------ DATASET ENTRIES

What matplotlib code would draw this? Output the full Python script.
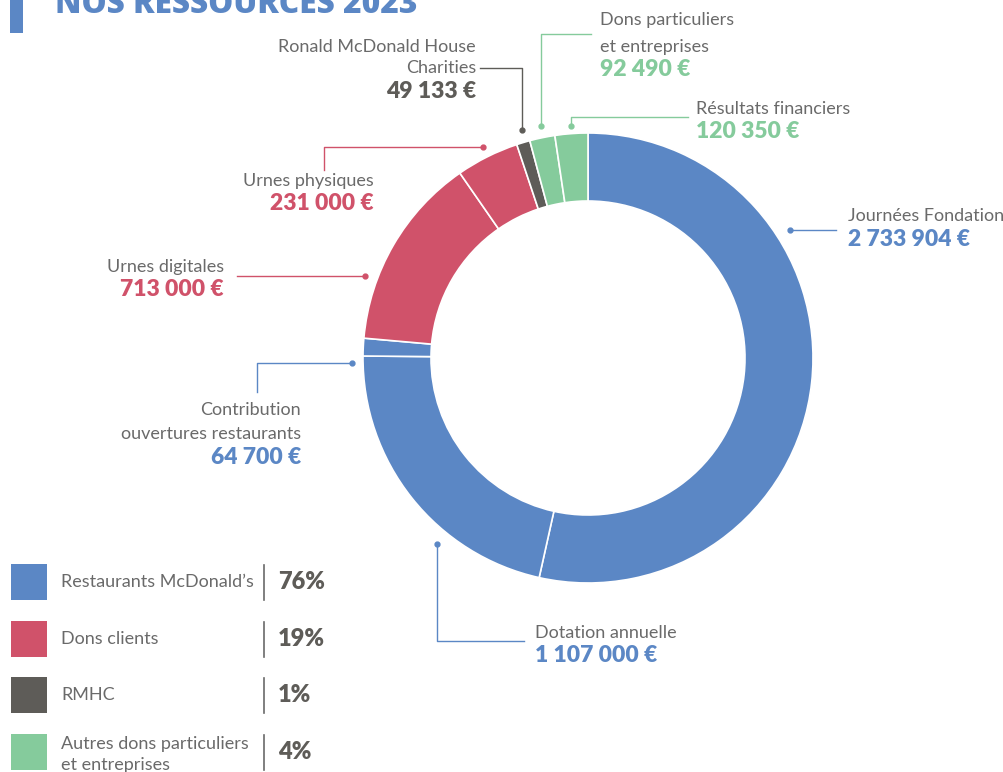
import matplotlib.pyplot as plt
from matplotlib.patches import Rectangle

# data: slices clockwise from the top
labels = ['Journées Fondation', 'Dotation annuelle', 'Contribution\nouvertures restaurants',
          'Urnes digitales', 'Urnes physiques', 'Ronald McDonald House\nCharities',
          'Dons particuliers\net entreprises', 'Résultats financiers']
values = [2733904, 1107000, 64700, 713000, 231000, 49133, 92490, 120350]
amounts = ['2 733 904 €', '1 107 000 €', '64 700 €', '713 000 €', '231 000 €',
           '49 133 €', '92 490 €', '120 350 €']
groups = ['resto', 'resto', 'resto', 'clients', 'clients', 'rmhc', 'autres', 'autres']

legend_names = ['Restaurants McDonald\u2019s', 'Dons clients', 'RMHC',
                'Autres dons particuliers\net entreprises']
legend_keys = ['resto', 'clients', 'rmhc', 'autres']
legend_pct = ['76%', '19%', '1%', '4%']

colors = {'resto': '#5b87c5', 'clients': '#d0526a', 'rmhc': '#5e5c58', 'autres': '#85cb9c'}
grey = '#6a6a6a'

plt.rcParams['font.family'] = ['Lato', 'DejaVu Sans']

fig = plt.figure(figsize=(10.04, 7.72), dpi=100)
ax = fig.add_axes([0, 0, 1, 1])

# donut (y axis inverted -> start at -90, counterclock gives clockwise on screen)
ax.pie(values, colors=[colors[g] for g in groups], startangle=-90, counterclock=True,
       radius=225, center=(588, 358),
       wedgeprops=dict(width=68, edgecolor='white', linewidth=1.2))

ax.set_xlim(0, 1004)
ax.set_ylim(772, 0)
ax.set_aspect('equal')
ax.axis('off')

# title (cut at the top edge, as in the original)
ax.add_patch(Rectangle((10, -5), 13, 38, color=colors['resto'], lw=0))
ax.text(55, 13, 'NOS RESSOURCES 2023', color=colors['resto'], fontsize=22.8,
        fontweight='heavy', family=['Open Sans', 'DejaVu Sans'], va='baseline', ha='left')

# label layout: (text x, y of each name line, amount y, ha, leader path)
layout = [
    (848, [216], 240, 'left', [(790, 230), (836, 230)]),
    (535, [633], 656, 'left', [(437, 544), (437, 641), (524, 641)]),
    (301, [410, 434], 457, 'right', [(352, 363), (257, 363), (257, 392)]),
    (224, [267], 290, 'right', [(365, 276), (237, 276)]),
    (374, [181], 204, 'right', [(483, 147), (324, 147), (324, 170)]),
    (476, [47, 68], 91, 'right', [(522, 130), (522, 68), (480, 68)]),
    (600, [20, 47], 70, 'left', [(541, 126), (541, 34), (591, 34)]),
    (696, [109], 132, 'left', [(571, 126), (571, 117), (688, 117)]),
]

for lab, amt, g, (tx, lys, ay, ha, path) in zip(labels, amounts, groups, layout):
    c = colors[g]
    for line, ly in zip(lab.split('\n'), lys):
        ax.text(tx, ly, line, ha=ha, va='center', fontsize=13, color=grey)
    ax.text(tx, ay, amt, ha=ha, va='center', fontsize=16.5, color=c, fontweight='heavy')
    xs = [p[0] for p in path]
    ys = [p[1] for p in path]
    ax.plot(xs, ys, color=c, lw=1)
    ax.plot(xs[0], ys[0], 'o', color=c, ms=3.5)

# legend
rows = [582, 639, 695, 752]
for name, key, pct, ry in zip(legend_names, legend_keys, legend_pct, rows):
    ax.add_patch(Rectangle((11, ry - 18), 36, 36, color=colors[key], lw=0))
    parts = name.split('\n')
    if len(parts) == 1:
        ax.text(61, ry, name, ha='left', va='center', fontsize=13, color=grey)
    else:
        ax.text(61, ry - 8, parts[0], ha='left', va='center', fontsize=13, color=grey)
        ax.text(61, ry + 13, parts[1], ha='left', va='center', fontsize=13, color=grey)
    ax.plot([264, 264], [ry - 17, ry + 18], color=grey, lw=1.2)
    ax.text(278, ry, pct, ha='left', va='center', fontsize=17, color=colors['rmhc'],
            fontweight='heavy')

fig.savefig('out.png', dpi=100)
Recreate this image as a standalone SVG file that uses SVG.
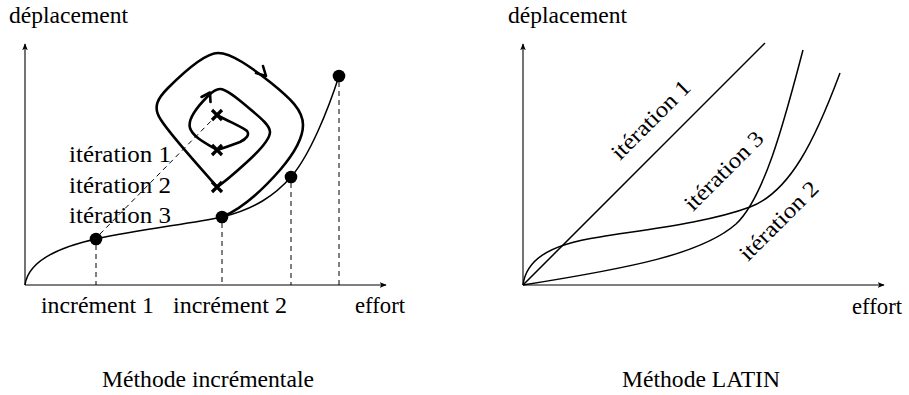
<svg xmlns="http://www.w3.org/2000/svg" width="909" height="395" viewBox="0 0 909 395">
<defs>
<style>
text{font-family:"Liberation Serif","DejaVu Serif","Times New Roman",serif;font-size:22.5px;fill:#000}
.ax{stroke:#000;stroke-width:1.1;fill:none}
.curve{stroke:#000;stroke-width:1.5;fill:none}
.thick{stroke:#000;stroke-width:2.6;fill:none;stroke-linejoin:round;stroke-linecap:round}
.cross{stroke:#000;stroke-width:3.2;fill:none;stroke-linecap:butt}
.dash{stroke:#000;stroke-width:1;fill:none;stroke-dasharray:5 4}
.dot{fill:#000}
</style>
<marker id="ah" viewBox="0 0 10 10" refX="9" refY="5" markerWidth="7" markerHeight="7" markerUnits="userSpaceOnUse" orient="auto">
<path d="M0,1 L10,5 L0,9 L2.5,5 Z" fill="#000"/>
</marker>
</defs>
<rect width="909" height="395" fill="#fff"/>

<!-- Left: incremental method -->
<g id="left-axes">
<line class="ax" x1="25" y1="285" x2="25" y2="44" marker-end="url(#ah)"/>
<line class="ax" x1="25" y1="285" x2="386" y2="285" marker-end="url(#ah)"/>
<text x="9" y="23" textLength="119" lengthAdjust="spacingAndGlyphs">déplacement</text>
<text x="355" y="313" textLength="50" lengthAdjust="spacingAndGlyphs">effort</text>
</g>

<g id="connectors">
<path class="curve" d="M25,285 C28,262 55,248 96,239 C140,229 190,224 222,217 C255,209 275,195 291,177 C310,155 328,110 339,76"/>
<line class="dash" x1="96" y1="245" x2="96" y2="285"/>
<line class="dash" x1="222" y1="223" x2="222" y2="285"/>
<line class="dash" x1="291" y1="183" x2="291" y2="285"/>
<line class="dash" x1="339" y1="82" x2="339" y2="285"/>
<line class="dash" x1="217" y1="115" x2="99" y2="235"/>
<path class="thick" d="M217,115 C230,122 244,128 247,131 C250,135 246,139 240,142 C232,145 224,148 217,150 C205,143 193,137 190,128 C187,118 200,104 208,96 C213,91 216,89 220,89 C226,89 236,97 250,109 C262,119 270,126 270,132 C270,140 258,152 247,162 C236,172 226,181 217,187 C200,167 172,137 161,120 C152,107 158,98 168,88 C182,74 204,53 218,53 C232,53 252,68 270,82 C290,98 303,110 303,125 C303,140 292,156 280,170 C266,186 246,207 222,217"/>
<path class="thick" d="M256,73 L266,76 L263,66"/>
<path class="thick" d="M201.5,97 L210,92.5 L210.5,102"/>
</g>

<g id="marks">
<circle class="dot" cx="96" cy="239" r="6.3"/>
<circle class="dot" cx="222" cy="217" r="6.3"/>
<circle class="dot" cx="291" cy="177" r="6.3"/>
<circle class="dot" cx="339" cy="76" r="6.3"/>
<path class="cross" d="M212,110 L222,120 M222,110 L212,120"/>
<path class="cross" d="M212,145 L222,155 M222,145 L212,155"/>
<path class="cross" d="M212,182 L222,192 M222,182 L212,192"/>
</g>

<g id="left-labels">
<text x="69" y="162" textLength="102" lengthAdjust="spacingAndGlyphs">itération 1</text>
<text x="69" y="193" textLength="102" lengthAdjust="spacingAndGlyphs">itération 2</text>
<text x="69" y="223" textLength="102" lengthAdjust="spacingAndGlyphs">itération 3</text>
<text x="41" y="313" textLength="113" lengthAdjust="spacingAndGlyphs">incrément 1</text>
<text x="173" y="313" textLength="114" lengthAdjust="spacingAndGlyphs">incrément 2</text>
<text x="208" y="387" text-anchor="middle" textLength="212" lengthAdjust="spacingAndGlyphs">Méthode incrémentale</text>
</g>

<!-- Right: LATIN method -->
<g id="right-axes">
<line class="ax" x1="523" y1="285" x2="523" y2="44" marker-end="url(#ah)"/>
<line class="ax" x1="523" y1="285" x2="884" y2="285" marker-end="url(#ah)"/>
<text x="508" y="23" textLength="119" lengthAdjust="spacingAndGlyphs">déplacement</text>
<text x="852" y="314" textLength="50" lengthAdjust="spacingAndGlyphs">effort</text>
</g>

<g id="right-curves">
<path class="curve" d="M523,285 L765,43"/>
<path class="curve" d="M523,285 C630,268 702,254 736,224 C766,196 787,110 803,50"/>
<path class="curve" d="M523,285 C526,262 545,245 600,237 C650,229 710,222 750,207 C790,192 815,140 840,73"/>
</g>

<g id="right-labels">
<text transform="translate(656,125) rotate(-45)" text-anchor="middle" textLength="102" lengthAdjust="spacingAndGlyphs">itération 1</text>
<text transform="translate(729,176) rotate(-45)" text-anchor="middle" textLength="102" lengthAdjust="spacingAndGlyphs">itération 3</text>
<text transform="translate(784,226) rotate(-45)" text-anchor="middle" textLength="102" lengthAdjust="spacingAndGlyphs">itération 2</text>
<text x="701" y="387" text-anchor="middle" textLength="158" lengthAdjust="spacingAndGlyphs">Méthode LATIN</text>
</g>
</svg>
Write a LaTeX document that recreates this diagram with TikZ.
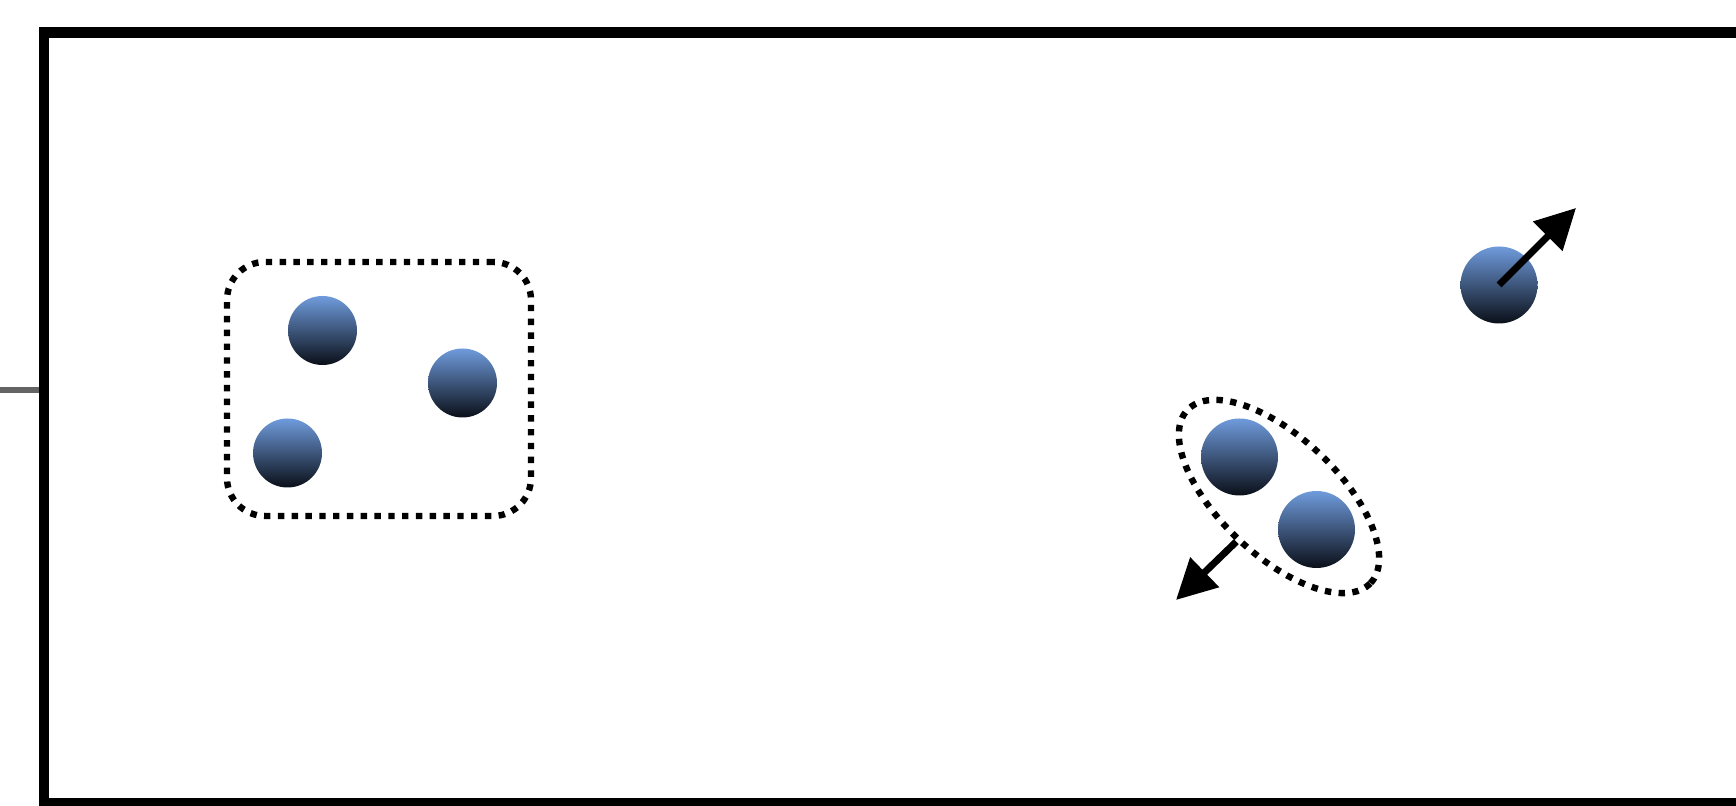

------------

Omitting all pictures, restate exactly the lines of the material from its start through the line that contains "from matplotlib.patches import Rectangle".

What matplotlib code would draw this? Output the full Python script.
import matplotlib.pyplot as plt
from matplotlib.patches import Rectangle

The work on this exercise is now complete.